* YOUR GOAL
Leave the pictures out. Return all other data exactly.
------------------------------------------------------------
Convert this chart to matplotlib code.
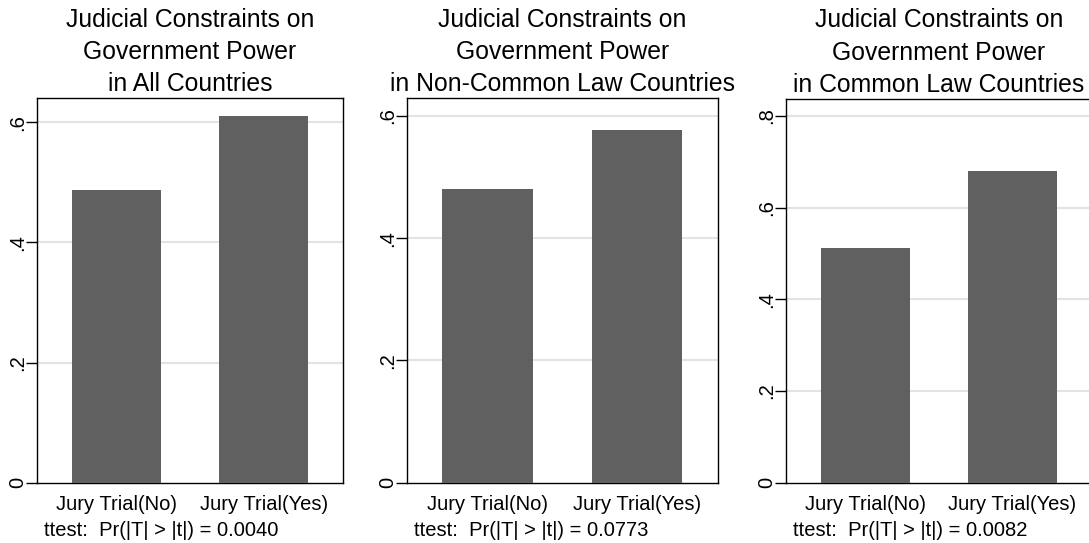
import matplotlib.pyplot as plt
import numpy as np

plt.rcParams['font.family'] = ['Liberation Sans', 'DejaVu Sans']

categories = ['Jury Trial(No)', 'Jury Trial(Yes)']
all_countries = [0.487, 0.611]
non_common = [0.480, 0.577]
common = [0.511, 0.680]
titles = ['Judicial Constraints on\nGovernment Power\nin All Countries',
          'Judicial Constraints on\nGovernment Power\nin Non-Common Law Countries',
          'Judicial Constraints on\nGovernment Power\nin Common Law Countries']
pvalues = ['0.0040', '0.0773', '0.0082']
yticks = [[0, .2, .4, .6], [0, .2, .4, .6], [0, .2, .4, .6, .8]]
ytop = [0.64, 0.629, 0.837]

fig = plt.figure(figsize=(10.89, 5.43), dpi=100)
positions = [[0.034, 0.111, 0.281, 0.708],
             [0.3735, 0.111, 0.2856, 0.708],
             [0.7215, 0.111, 0.2813, 0.7066]]

series = [all_countries, non_common, common]
x = np.arange(len(categories))
for i in range(3):
    ax = fig.add_axes(positions[i])
    ax.bar(x, series[i], width=0.605, color='#606060', zorder=3)
    ax.set_xlim(-0.54, 1.54)
    ax.set_ylim(0, ytop[i])
    ax.set_yticks(yticks[i])
    ax.set_yticklabels(['0' if v == 0 else ('%.1f' % v)[1:] for v in yticks[i]],
                       rotation=90, va='center', fontsize=14.5)
    ax.set_xticks(x)
    ax.set_xticklabels(categories, fontsize=14.5)
    ax.tick_params(axis='x', length=0, pad=9)
    ax.tick_params(axis='y', length=8, width=1, pad=-1)
    for v in yticks[i][1:]:
        ax.axhline(v, color='#e3e3e3', lw=1.5, zorder=1)
    for s in ax.spines.values():
        s.set_linewidth(1)
    ax.set_title(titles[i], fontsize=17.8, linespacing=1.44, pad=5)
    ax.text(0.023, -0.125, 'ttest:  Pr(|T| > |t|) = ' + pvalues[i],
            transform=ax.transAxes, ha='left', va='center', fontsize=14.5)

fig.savefig('out.png', dpi=100)
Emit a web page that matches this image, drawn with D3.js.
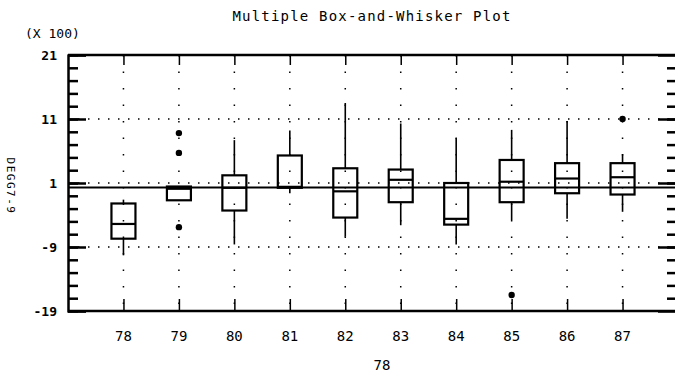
------------------------------------------------------------
* REPLY
Convert this chart to matplotlib code.
import matplotlib.pyplot as plt
import numpy as np

plt.rcParams['font.family'] = ['Liberation Sans', 'DejaVu Sans']

categories = ['Jury Trial(No)', 'Jury Trial(Yes)']
all_countries = [0.487, 0.611]
non_common = [0.480, 0.577]
common = [0.511, 0.680]
titles = ['Judicial Constraints on\nGovernment Power\nin All Countries',
          'Judicial Constraints on\nGovernment Power\nin Non-Common Law Countries',
          'Judicial Constraints on\nGovernment Power\nin Common Law Countries']
pvalues = ['0.0040', '0.0773', '0.0082']
yticks = [[0, .2, .4, .6], [0, .2, .4, .6], [0, .2, .4, .6, .8]]
ytop = [0.64, 0.629, 0.837]

fig = plt.figure(figsize=(10.89, 5.43), dpi=100)
positions = [[0.034, 0.111, 0.281, 0.708],
             [0.3735, 0.111, 0.2856, 0.708],
             [0.7215, 0.111, 0.2813, 0.7066]]

series = [all_countries, non_common, common]
x = np.arange(len(categories))
for i in range(3):
    ax = fig.add_axes(positions[i])
    ax.bar(x, series[i], width=0.605, color='#606060', zorder=3)
    ax.set_xlim(-0.54, 1.54)
    ax.set_ylim(0, ytop[i])
    ax.set_yticks(yticks[i])
    ax.set_yticklabels(['0' if v == 0 else ('%.1f' % v)[1:] for v in yticks[i]],
                       rotation=90, va='center', fontsize=14.5)
    ax.set_xticks(x)
    ax.set_xticklabels(categories, fontsize=14.5)
    ax.tick_params(axis='x', length=0, pad=9)
    ax.tick_params(axis='y', length=8, width=1, pad=-1)
    for v in yticks[i][1:]:
        ax.axhline(v, color='#e3e3e3', lw=1.5, zorder=1)
    for s in ax.spines.values():
        s.set_linewidth(1)
    ax.set_title(titles[i], fontsize=17.8, linespacing=1.44, pad=5)
    ax.text(0.023, -0.125, 'ttest:  Pr(|T| > |t|) = ' + pvalues[i],
            transform=ax.transAxes, ha='left', va='center', fontsize=14.5)

fig.savefig('out.png', dpi=100)
Emit a web page that matches this image, drawn with D3.js.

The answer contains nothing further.